Instructions for the task:
Counting only lines that hold "with", give the total and nothing more.

------ Records shown ------

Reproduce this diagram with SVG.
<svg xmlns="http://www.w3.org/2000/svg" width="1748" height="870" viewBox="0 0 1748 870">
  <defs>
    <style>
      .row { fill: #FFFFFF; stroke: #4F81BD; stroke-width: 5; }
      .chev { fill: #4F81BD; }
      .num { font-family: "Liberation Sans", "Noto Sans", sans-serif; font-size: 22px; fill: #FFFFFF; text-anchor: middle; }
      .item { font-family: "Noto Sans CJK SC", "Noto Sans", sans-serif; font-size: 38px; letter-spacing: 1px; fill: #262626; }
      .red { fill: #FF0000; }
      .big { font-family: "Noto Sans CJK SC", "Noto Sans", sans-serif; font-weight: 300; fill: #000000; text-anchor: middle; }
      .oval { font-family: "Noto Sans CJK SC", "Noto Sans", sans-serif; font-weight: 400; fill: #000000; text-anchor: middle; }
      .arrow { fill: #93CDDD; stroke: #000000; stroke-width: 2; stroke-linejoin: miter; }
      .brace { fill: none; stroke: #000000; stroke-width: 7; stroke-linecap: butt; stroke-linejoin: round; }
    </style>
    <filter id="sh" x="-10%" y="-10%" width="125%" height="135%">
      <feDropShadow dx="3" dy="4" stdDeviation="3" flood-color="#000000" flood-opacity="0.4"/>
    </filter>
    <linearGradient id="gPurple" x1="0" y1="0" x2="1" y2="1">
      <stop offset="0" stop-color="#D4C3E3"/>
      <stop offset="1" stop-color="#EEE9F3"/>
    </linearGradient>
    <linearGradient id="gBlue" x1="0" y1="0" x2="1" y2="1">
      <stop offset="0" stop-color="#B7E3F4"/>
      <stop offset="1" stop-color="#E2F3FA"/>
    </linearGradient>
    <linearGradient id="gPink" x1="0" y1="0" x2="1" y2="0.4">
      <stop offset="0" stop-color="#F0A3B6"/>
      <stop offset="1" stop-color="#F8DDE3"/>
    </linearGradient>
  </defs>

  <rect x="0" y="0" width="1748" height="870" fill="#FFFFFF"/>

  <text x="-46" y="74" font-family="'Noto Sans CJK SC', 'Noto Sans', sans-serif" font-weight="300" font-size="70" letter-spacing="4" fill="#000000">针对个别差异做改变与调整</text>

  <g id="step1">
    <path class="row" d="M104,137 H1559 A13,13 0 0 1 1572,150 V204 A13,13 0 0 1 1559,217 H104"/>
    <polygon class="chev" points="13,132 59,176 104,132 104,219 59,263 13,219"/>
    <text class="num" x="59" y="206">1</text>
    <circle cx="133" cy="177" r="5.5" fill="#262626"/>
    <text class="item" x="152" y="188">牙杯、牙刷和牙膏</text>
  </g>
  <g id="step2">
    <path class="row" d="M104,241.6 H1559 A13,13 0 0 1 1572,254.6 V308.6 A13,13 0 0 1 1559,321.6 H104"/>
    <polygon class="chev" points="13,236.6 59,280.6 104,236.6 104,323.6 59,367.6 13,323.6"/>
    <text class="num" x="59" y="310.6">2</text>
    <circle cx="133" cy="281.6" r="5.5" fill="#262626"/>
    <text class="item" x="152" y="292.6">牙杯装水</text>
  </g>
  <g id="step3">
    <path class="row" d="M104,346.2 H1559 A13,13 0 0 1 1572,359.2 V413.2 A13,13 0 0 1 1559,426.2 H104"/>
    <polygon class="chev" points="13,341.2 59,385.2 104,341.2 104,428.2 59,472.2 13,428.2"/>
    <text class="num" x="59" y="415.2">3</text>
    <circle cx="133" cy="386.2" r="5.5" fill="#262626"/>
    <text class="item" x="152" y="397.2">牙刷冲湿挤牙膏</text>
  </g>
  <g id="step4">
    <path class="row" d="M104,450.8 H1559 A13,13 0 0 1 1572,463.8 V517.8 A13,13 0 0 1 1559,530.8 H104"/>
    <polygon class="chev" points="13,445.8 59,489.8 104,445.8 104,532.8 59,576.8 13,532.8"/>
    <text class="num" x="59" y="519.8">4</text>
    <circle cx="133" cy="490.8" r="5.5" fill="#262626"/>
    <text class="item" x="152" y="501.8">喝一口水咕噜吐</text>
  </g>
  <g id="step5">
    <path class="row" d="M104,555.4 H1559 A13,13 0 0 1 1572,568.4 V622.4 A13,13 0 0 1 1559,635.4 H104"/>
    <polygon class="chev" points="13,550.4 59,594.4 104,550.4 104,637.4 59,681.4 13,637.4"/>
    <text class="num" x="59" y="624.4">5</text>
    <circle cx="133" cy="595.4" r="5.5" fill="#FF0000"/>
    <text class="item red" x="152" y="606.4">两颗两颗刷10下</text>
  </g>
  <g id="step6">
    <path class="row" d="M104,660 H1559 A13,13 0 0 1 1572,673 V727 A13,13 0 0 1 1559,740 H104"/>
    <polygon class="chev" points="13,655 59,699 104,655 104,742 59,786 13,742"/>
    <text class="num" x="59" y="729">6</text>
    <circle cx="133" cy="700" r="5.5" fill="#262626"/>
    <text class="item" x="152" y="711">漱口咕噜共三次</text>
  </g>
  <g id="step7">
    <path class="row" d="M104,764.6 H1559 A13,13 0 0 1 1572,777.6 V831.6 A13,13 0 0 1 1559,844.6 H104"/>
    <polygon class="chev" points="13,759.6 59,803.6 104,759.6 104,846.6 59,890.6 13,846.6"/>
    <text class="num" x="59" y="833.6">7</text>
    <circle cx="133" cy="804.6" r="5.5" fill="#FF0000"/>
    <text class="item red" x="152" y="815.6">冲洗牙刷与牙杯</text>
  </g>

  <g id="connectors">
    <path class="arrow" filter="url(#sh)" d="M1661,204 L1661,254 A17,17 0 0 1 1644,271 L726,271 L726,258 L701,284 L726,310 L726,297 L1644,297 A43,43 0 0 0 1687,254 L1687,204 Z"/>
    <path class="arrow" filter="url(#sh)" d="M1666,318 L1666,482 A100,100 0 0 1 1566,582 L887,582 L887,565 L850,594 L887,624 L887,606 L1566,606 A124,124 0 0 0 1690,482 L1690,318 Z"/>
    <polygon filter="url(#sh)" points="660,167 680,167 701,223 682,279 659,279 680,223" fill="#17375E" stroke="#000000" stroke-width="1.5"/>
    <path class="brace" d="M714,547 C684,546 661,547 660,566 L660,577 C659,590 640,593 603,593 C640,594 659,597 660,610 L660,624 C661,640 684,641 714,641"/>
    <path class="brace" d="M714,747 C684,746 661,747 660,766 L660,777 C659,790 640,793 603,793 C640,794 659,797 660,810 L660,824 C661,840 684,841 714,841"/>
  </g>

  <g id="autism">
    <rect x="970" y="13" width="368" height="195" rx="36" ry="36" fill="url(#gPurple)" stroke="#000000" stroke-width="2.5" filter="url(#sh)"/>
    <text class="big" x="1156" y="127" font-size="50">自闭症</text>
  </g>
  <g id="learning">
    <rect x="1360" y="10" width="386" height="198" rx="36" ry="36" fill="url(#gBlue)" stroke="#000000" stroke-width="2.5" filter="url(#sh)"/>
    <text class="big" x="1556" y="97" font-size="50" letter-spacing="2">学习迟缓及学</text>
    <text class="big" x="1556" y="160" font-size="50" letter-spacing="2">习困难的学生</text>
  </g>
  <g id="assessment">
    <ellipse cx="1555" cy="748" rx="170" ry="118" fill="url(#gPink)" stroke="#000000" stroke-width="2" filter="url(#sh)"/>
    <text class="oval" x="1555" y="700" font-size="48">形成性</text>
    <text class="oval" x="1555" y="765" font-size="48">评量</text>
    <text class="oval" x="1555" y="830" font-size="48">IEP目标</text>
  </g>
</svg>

------
------ Records shown ------

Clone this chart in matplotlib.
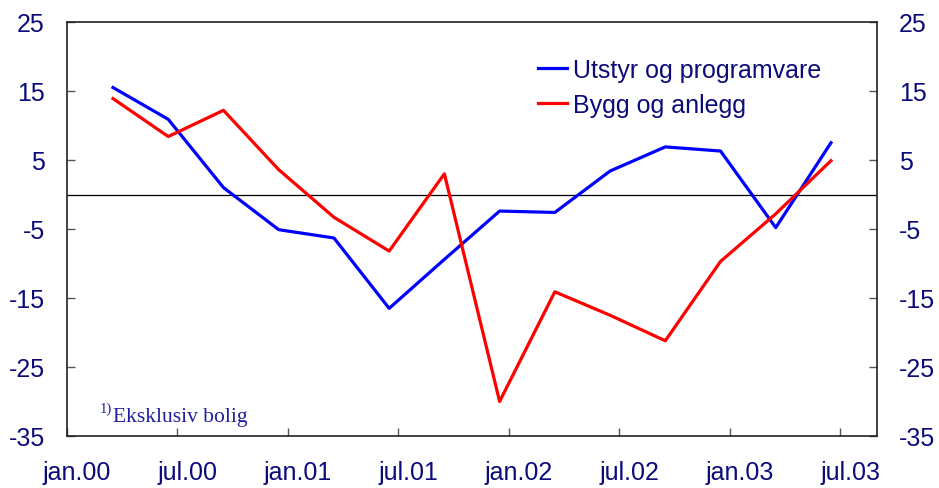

------
------ Records shown ------

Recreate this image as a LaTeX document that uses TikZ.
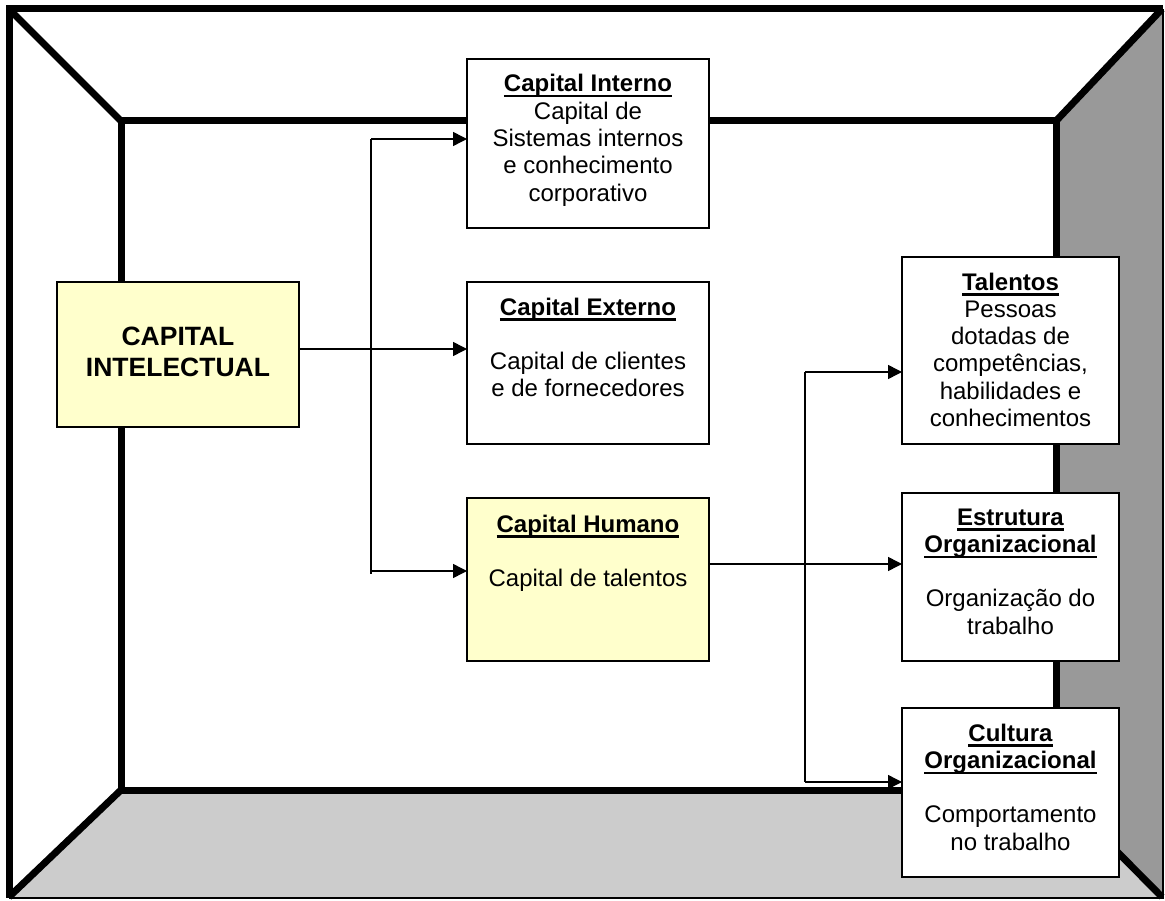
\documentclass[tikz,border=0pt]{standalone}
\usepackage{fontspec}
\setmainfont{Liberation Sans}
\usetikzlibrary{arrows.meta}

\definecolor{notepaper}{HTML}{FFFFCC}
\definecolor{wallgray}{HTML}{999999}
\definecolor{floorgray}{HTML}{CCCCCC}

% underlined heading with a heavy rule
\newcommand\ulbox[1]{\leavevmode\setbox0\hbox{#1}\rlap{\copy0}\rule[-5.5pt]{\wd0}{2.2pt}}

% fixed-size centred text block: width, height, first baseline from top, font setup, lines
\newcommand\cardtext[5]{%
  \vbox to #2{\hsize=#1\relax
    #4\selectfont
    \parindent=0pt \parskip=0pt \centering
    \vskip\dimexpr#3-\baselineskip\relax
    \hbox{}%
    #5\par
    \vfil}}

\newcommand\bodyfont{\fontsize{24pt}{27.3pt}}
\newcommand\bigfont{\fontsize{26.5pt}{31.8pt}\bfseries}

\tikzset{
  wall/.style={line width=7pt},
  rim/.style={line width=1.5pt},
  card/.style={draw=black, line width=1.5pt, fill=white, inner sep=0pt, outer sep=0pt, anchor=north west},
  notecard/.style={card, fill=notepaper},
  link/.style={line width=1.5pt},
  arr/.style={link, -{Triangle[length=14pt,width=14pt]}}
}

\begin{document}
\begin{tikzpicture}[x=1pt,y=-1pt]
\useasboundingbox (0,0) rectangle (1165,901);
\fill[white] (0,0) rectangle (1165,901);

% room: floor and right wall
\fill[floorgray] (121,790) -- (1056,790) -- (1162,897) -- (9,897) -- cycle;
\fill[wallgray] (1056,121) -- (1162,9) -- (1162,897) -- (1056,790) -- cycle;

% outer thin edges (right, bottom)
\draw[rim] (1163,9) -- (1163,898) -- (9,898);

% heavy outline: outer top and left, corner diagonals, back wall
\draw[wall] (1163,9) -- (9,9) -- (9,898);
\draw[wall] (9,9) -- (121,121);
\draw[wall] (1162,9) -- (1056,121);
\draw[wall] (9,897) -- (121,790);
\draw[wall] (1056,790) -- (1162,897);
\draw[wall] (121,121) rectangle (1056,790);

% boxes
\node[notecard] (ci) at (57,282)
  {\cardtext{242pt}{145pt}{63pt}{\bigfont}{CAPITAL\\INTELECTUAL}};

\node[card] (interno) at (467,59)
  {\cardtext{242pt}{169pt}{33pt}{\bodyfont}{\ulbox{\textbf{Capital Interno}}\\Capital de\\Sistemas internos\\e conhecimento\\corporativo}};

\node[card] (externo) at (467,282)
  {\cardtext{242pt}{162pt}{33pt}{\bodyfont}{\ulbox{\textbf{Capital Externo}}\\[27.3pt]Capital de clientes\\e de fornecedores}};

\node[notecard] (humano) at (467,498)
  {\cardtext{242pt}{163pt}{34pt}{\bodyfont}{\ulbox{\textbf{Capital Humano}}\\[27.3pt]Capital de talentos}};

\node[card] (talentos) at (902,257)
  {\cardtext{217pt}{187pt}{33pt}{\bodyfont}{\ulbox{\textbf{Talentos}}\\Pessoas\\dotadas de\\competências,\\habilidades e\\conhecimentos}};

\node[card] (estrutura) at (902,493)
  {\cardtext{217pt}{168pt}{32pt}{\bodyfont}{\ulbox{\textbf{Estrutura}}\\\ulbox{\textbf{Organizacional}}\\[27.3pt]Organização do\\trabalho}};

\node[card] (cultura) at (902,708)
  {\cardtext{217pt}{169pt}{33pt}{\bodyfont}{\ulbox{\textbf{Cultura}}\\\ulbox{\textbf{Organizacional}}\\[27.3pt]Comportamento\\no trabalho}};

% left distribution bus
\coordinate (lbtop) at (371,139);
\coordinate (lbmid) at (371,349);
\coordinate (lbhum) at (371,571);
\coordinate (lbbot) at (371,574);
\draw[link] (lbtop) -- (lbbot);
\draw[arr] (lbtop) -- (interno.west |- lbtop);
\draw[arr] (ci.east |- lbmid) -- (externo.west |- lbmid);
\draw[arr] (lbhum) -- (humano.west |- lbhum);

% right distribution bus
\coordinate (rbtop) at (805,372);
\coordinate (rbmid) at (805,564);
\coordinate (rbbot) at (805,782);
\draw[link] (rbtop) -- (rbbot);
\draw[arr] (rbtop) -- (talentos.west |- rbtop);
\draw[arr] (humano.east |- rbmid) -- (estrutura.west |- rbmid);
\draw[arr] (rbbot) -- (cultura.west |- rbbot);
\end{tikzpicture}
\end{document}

------

Result of the task:
2